Nowhere near as fun as Owen Wilson and Vince Vaughan crashing your reception is a nasty case of Post-Wedding Depression that can affect brides after their big day.
There are numerous reasons why a bride or groom might fall crash after their big day.
The Wedding Dump
As I have affectionately named it due to its similarity to the post-superman ride at Movie World feeling. Just like a scary rollercoaster the months and days leading up to your wedding are all go, go, go! Hair, makeup ,dresses, presents, compliments, meetings, shopping it’s a whirlwind of activity and attentioned focused on your and your partner. So much energy is put onto this one day that afterwards, just like the rollercoaster, the arrival back to normal life can be a bit of a let-down.
All good things come to an end
All things going right with your wedding and reception mean that you and your partner have had an amazing night. A night you will never forget. I liken this one to the end of school camp. You’ve had such an amazing time that it can be hard to let go. I can remember one school camp where I cried for nearly an hour after it was over. I think there was a few “it’s not fair” and stamping of feet as well.
Honeymoon is over, baby.
A word of the wise from Tex Perkins. Some brides and grooms spend so much time and energy planning the perfect day they forget to spend time and energy on perfecting their relationship. Communication, respect and love are all thrown out the window in place of arugements over seating arrangements, bestman antics and matching napkins.
Where’s the fairytale?
Ask any Bride or Groom whether married life was anything close to what they imagine and be amazed by the answer. You may be expecting the “happily ever after” but that comes with bills, babies and blow-ups. If you’ve never lived together you will learn things about your now husband/wife that may horrify you. Did you know they were the type to leave a dirty-towel in the middle of the bathroom floor?… burper? … or my favourite a secret couch nudist prefering to spend Saturdays on the couch in nothing but what the good lord gave them?
Beating the Blues
In order to fix a problem, you have to recognise the problem. Beyond blue- the national depression initiative have a survey here that can help you identify if you are suffering from depression or anxiety. Once you’ve identified that the uncontrollable crying, over-eating or compulsive shopping might be an indication of something more, you are already on your way to healing.
Honeymooning is good for you
Honeymoon if you can, if only to get a way for a while.
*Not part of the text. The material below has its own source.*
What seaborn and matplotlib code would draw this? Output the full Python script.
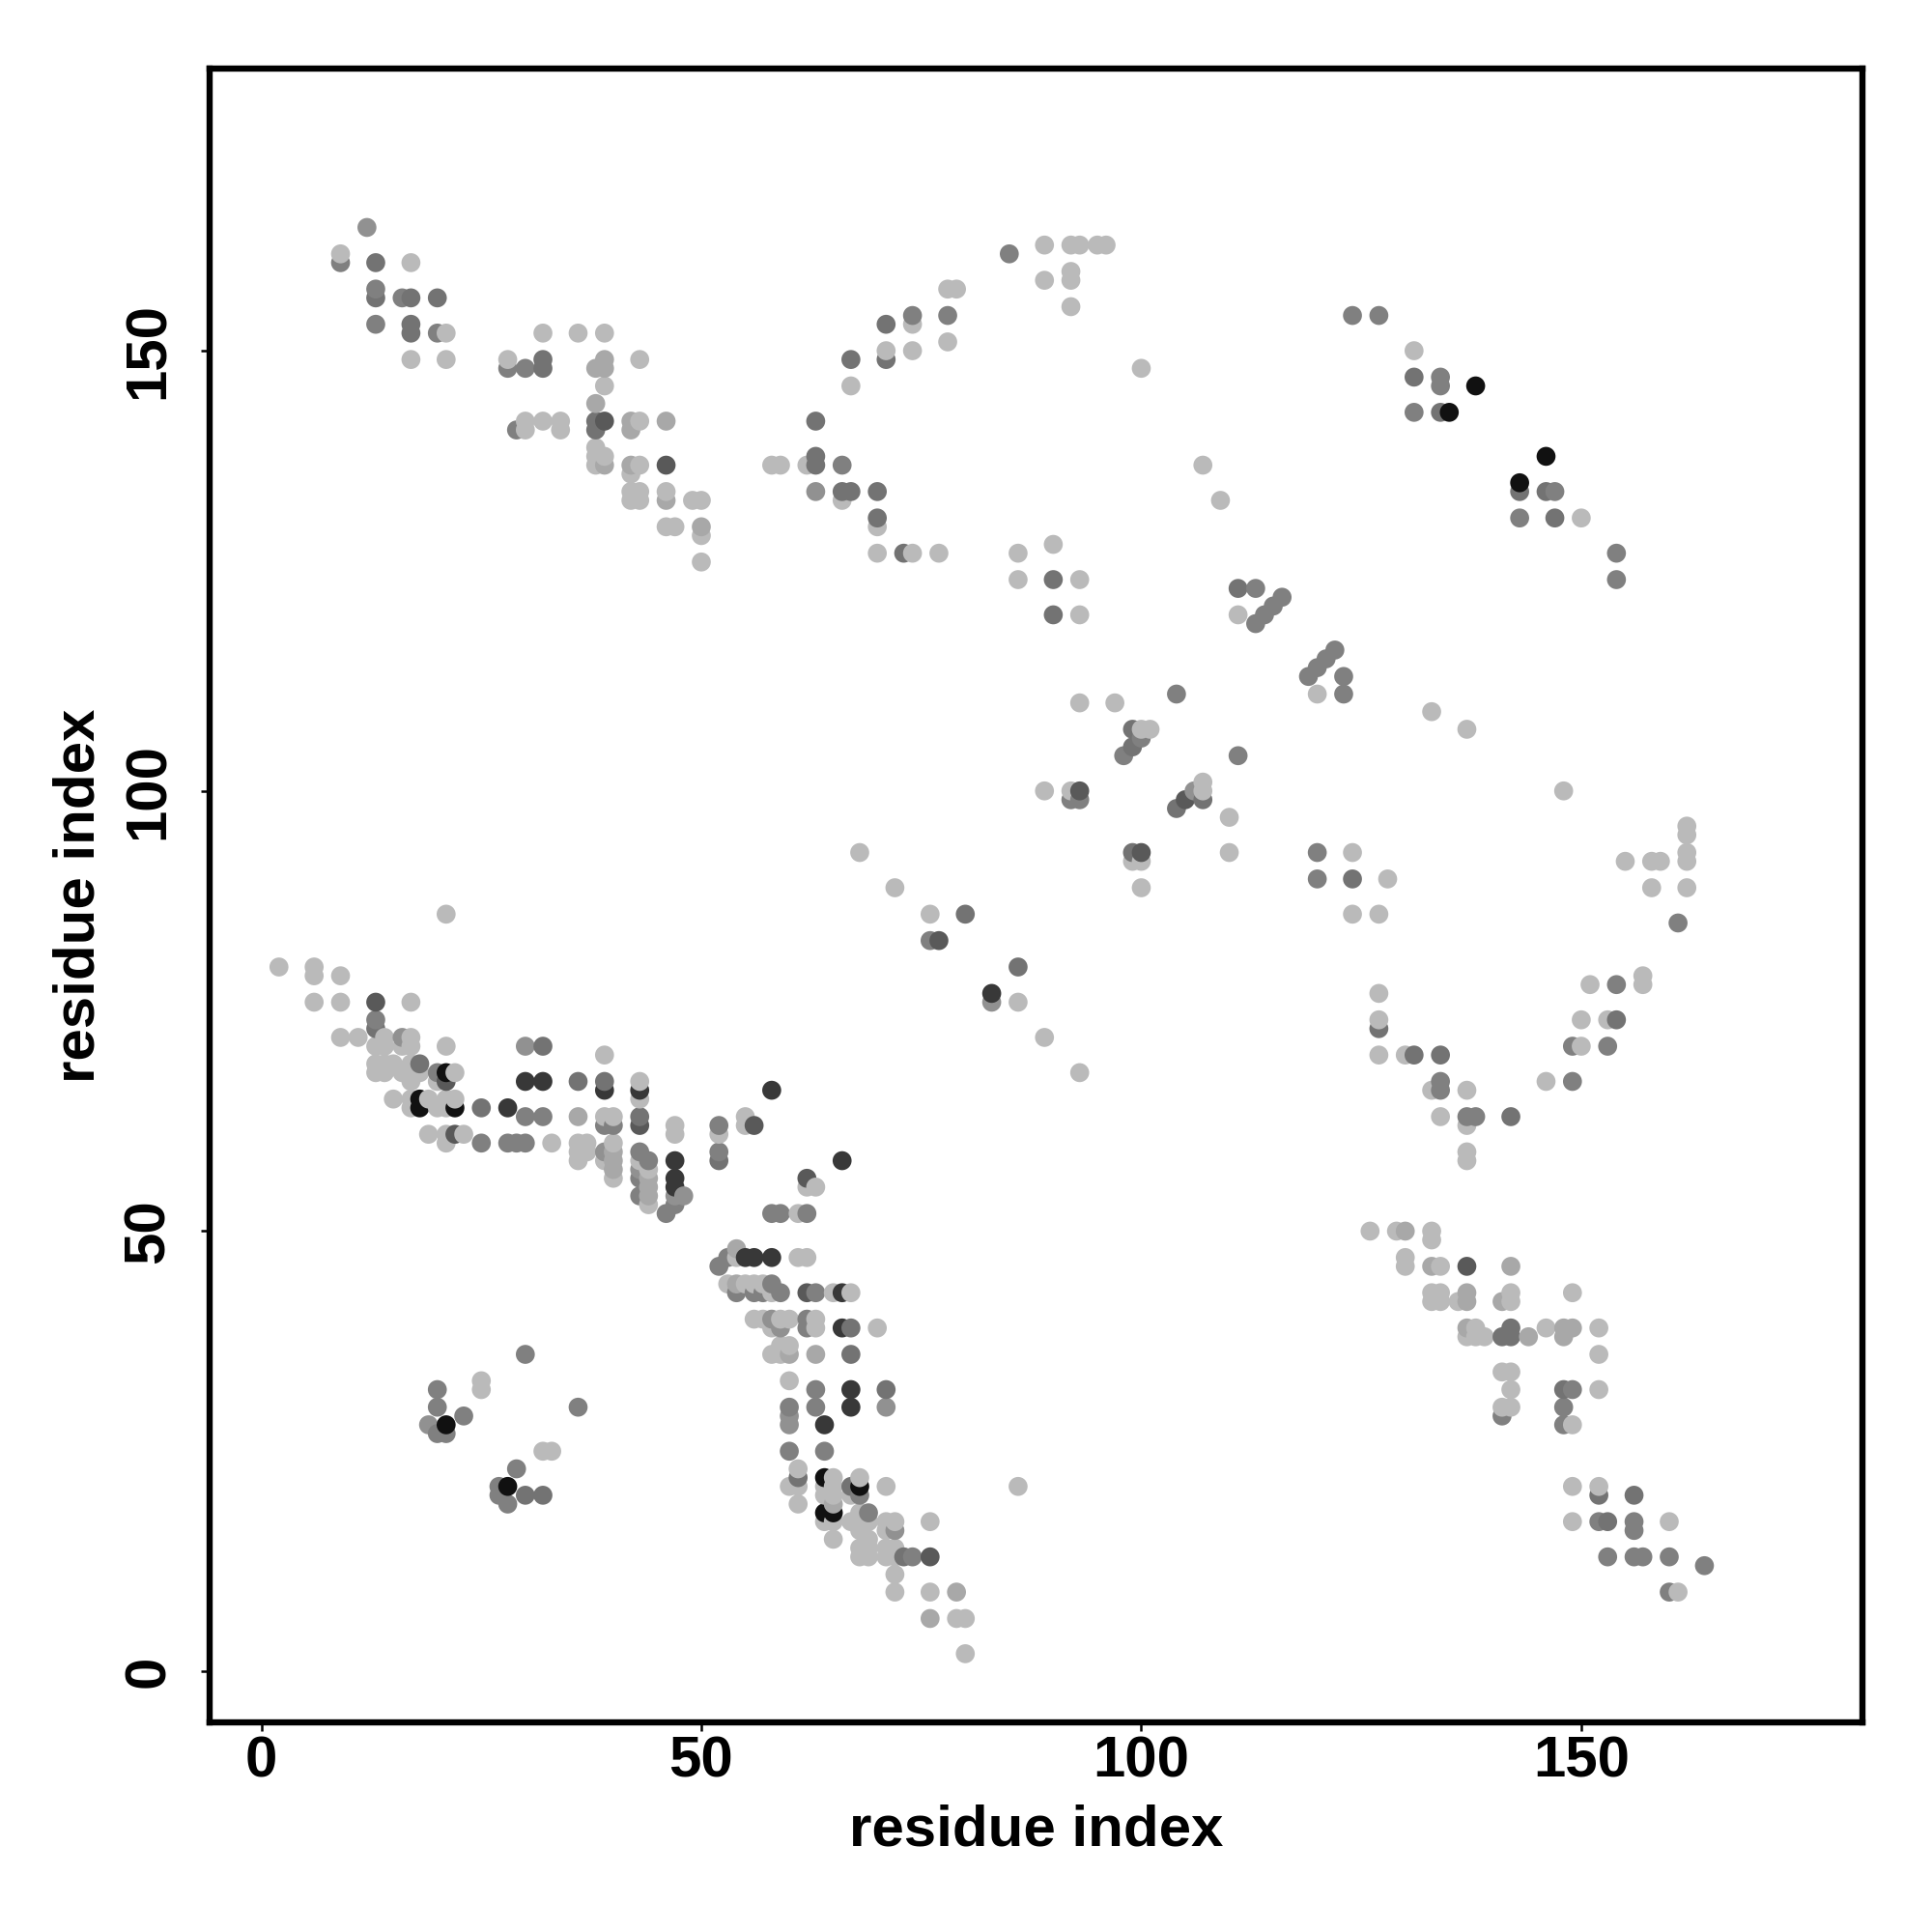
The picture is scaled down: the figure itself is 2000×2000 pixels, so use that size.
import matplotlib
matplotlib.use('Agg')
import matplotlib.pyplot as plt
import pandas as pd
import seaborn as sns

# contacts (x, y), one list per grey level
black_pts = [(21, 68), (18, 65), (18, 64), (22, 64), (64, 22), (68, 21), (65, 18), (64, 18),
             (28, 21), (21, 28), (138, 146), (135, 143), (146, 138), (143, 135)]
dark_pts = [(30, 67), (32, 67), (39, 66), (43, 66), (28, 64), (47, 58), (47, 56), (47, 55),
            (55, 47), (56, 47), (58, 47), (66, 43), (66, 39), (67, 32), (67, 30), (64, 28),
            (58, 66), (66, 58), (83, 77)]
deep_pts = [(13, 76), (21, 67), (43, 62), (56, 62), (22, 61), (62, 43), (46, 137), (76, 13),
            (137, 46), (39, 142), (62, 56), (77, 83), (105, 99), (100, 93), (93, 100)]
grey_pts = [(13, 73), (36, 67), (39, 67), (43, 63), (52, 58), (67, 36), (71, 32), (67, 39),
            (61, 22), (67, 21), (13, 160), (13, 156), (17, 156), (20, 156), (17, 153), (17, 152),
            (32, 149), (32, 148), (38, 142), (38, 141), (73, 13), (134, 143), (131, 147),
            (142, 39), (141, 38), (142, 38), (148, 32), (152, 20), (156, 20), (153, 17),
            (63, 138), (63, 137), (67, 134), (66, 134), (70, 134), (70, 131), (67, 149),
            (71, 153), (71, 149), (73, 127), (90, 124), (90, 120), (111, 123), (99, 107),
            (99, 105), (104, 98), (107, 99), (99, 93), (124, 90), (127, 73), (131, 70), (134, 70),
            (142, 63), (154, 74), (143, 134), (146, 134), (147, 131), (63, 142), (80, 86),
            (86, 80), (30, 20), (32, 20), (18, 69), (25, 64), (32, 71)]
mid_pts = [(13, 74), (30, 63), (32, 63), (39, 62), (40, 62), (52, 62), (25, 60), (28, 60),
           (29, 60), (30, 60), (20, 68), (43, 59), (44, 58), (43, 56), (43, 54), (47, 53),
           (46, 52), (52, 59), (58, 52), (59, 52), (62, 52), (53, 47), (52, 46), (54, 43),
           (56, 43), (58, 44), (59, 43), (63, 43), (62, 40), (62, 39), (63, 32), (63, 30),
           (60, 30), (60, 25), (64, 25), (68, 20), (69, 18), (74, 13), (9, 160), (13, 157),
           (16, 156), (13, 153), (20, 152), (28, 148), (30, 148), (29, 141), (141, 29),
           (148, 30), (148, 28), (149, 32), (20, 32), (20, 30), (20, 27), (21, 27), (23, 29),
           (30, 36), (36, 30), (29, 23), (27, 21), (27, 20), (28, 19), (152, 17), (156, 17),
           (156, 16), (153, 13), (156, 13), (157, 13), (160, 13), (164, 12), (160, 9),
           (124, 154), (127, 154), (134, 147), (134, 146), (131, 143), (143, 131), (147, 134),
           (154, 127), (154, 124), (113, 123), (113, 119), (114, 120), (115, 121), (116, 122),
           (119, 113), (120, 114), (121, 115), (122, 116), (123, 113), (123, 111), (104, 111),
           (100, 106), (98, 104), (111, 104), (92, 99), (93, 99), (120, 93), (120, 90),
           (161, 85), (154, 78), (149, 71), (153, 71), (149, 67), (134, 67), (134, 66),
           (137, 63), (138, 63), (85, 161), (74, 154), (78, 154), (66, 137), (76, 83), (57, 43)]
soft_pts = [(72, 16), (12, 164), (16, 72), (30, 71), (39, 59), (43, 57), (47, 54), (48, 54),
            (60, 29), (60, 28), (71, 30), (58, 40), (59, 39), (19, 28), (63, 134), (106, 100),
            (83, 76)]
pale_pts = [(36, 63), (40, 59), (40, 58), (40, 57), (44, 56), (44, 55), (44, 54), (54, 48),
            (54, 44), (60, 36), (63, 36), (65, 19), (79, 9), (76, 6), (38, 148), (39, 148),
            (39, 149), (38, 144), (42, 142), (42, 141), (46, 142), (39, 137), (42, 137),
            (46, 133), (50, 130), (130, 50), (133, 46), (142, 46), (137, 43), (137, 42),
            (141, 42), (137, 39), (144, 38), (148, 39), (149, 39), (148, 38)]
light_pts = [(2, 80), (6, 80), (6, 79), (9, 79), (6, 76), (9, 76), (17, 76), (9, 72), (11, 72),
             (14, 72), (17, 72), (13, 71), (14, 71), (16, 71), (17, 71), (21, 71), (39, 70),
             (13, 69), (14, 69), (15, 69), (17, 69), (13, 68), (14, 68), (16, 68), (17, 68),
             (18, 68), (22, 68), (17, 67), (20, 67), (43, 67), (43, 65), (15, 65), (17, 65),
             (19, 65), (21, 65), (22, 65), (17, 64), (20, 64), (21, 64), (39, 63), (40, 63),
             (47, 62), (47, 61), (52, 61), (55, 63), (55, 62), (19, 61), (21, 61), (23, 61),
             (21, 60), (33, 60), (36, 60), (37, 60), (36, 59), (37, 59), (36, 58), (40, 60),
             (39, 58), (40, 56), (43, 58), (44, 57), (44, 53), (54, 47), (61, 52), (61, 47),
             (62, 47), (53, 44), (55, 44), (56, 44), (57, 44), (58, 43), (65, 43), (67, 43),
             (56, 40), (57, 40), (59, 40), (60, 40), (63, 40), (58, 39), (63, 39), (70, 39),
             (59, 37), (60, 37), (58, 36), (59, 36), (60, 33), (61, 23), (60, 21), (61, 21),
             (61, 19), (65, 22), (64, 21), (65, 21), (64, 20), (65, 20), (68, 22), (67, 20),
             (71, 21), (86, 21), (64, 17), (65, 17), (65, 15), (67, 17), (68, 18), (68, 17),
             (69, 17), (68, 16), (71, 17), (72, 17), (71, 16), (76, 17), (69, 15), (68, 14),
             (69, 14), (68, 13), (69, 13), (71, 14), (72, 14), (71, 13), (72, 13), (72, 11),
             (72, 9), (76, 9), (79, 6), (80, 6), (80, 2), (9, 161), (17, 160), (21, 152),
             (17, 149), (21, 149), (32, 152), (36, 152), (39, 152), (28, 149), (43, 149),
             (39, 146), (30, 142), (30, 141), (32, 142), (34, 142), (34, 141), (43, 142),
             (38, 139), (38, 138), (39, 138), (38, 137), (43, 137), (42, 136), (42, 134),
             (43, 134), (42, 133), (43, 133), (46, 134), (49, 133), (50, 133), (46, 130),
             (47, 130), (50, 129), (50, 126), (126, 50), (129, 50), (133, 50), (133, 49),
             (130, 47), (130, 46), (134, 46), (133, 43), (134, 43), (133, 42), (134, 42),
             (136, 42), (142, 43), (142, 42), (149, 43), (138, 39), (137, 38), (138, 38),
             (139, 38), (146, 39), (152, 39), (152, 36), (141, 34), (142, 34), (142, 32),
             (141, 30), (142, 30), (152, 32), (149, 28), (149, 21), (152, 21), (25, 33), (25, 32),
             (32, 25), (33, 25), (149, 17), (160, 17), (161, 9), (63, 55), (62, 55), (21, 86),
             (76, 86), (68, 93), (72, 89), (86, 76), (89, 72), (93, 68), (58, 137), (59, 137),
             (62, 137), (66, 133), (70, 130), (70, 127), (74, 127), (77, 127), (67, 146),
             (71, 150), (74, 153), (74, 150), (78, 157), (79, 157), (78, 151), (89, 162),
             (89, 158), (92, 162), (93, 162), (95, 162), (96, 162), (92, 159), (92, 158),
             (92, 155), (100, 148), (131, 150), (150, 131), (107, 137), (109, 133), (86, 127),
             (86, 124), (90, 128), (93, 124), (93, 120), (111, 120), (120, 111), (93, 110),
             (97, 110), (133, 109), (137, 107), (100, 107), (101, 107), (89, 100), (92, 100),
             (107, 101), (107, 100), (110, 97), (110, 93), (99, 92), (100, 92), (100, 89),
             (124, 93), (128, 90), (124, 86), (127, 86), (148, 100), (162, 96), (162, 95),
             (162, 93), (162, 92), (155, 92), (158, 92), (159, 92), (158, 89), (162, 89),
             (157, 79), (157, 78), (151, 78), (150, 74), (153, 74), (150, 71), (146, 67),
             (127, 77), (127, 74), (127, 70), (130, 70), (133, 66), (137, 66), (134, 63),
             (137, 62), (137, 59), (137, 58)]
grey_levels = [0.07, 0.22, 0.35, 0.45, 0.5, 0.57, 0.66, 0.73]
tick_values = [0, 50, 100, 150]

rows = []
all_pts = [black_pts, dark_pts, deep_pts, grey_pts, mid_pts, soft_pts, pale_pts, light_pts]
for pts, level in zip(all_pts, grey_levels):
    for x, y in pts:
        rows.append({'x': x, 'y': y, 'level': level})
# later residues are painted on top of earlier ones
df = pd.DataFrame(rows).sort_values(['x', 'y'])

sns.set_theme(style='white')
plt.rcParams['font.family'] = ['Liberation Sans', 'DejaVu Sans']
plt.rcParams['font.weight'] = 'bold'

fig = plt.figure(figsize=(10, 10), dpi=200)
ax = fig.add_axes([0.1084, 0.1085, 0.8558, 0.8558])

sns.scatterplot(x='x', y='y', hue='level', data=df, palette='gray', hue_norm=(0, 1),
                s=50, linewidth=0, legend=False, ax=ax)

ax.set_xlim(-5.9, 182)
ax.set_ylim(-5.8, 182)
ax.set_xticks(tick_values)
ax.set_yticks(tick_values)

# graph settings
for spine in ax.spines.values():
    spine.set_color('black')
    spine.set_linewidth(2.3)
ax.tick_params(axis='both', bottom=True, left=True, length=3.2, width=0.9, color='black',
               labelsize=21.6, labelcolor='black')
ax.tick_params(axis='x', pad=1.8)
ax.tick_params(axis='y', pad=9.3)
plt.setp(ax.get_yticklabels(), rotation=90, va='center')

ax.set_xlabel('residue index', fontsize=21.6, fontweight='bold', color='black', va='center')
ax.set_ylabel('residue index', fontsize=21.6, fontweight='bold', color='black', va='center')
ax.xaxis.set_label_coords(0.5, -0.0652)
ax.yaxis.set_label_coords(-0.079, 0.5)

fig.savefig('out.png', dpi=200, facecolor='white')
Taking a break is a fantastic not just to celebrate your marriage, but also to take a breather from the mad house that has been your life for the past 6 – 12 months. Even if you can only afford a few days offs – do it.
Be Realistic
Give yourself time to get used to being married. Any major life adjustment is like trying on a new pair of shoes -they might be a little uncomfortable at first but wear them in for a bit and suddenly you have a new favourite. Throughout the wedding organising and planning bring yourself back to the simple truths about why you are getting married in the first place -because you love your partner and you want to build a life together.. the more upfront you are about your married life, and the expectations you have the easier the transition will be.
Talk about it
Don’t keep your feelings to yourself. If you are feeling low then tell your partner about it. You choose to spend the rest of your life with this person because they get you, the love you and you can tell them anything. So tell them if you are “crashing” – they will want to help. If they can’t help, they will want to make sure you are then in touch with someone who can.
There is always something going on when organising a wedding, and afterwards when the rose petals are swept up and the cake has been eaten life can feel a little empty – if you let it. However, if you are honest with yourself, and with your partner, you have a wonderful future full of exciting times to look forward to.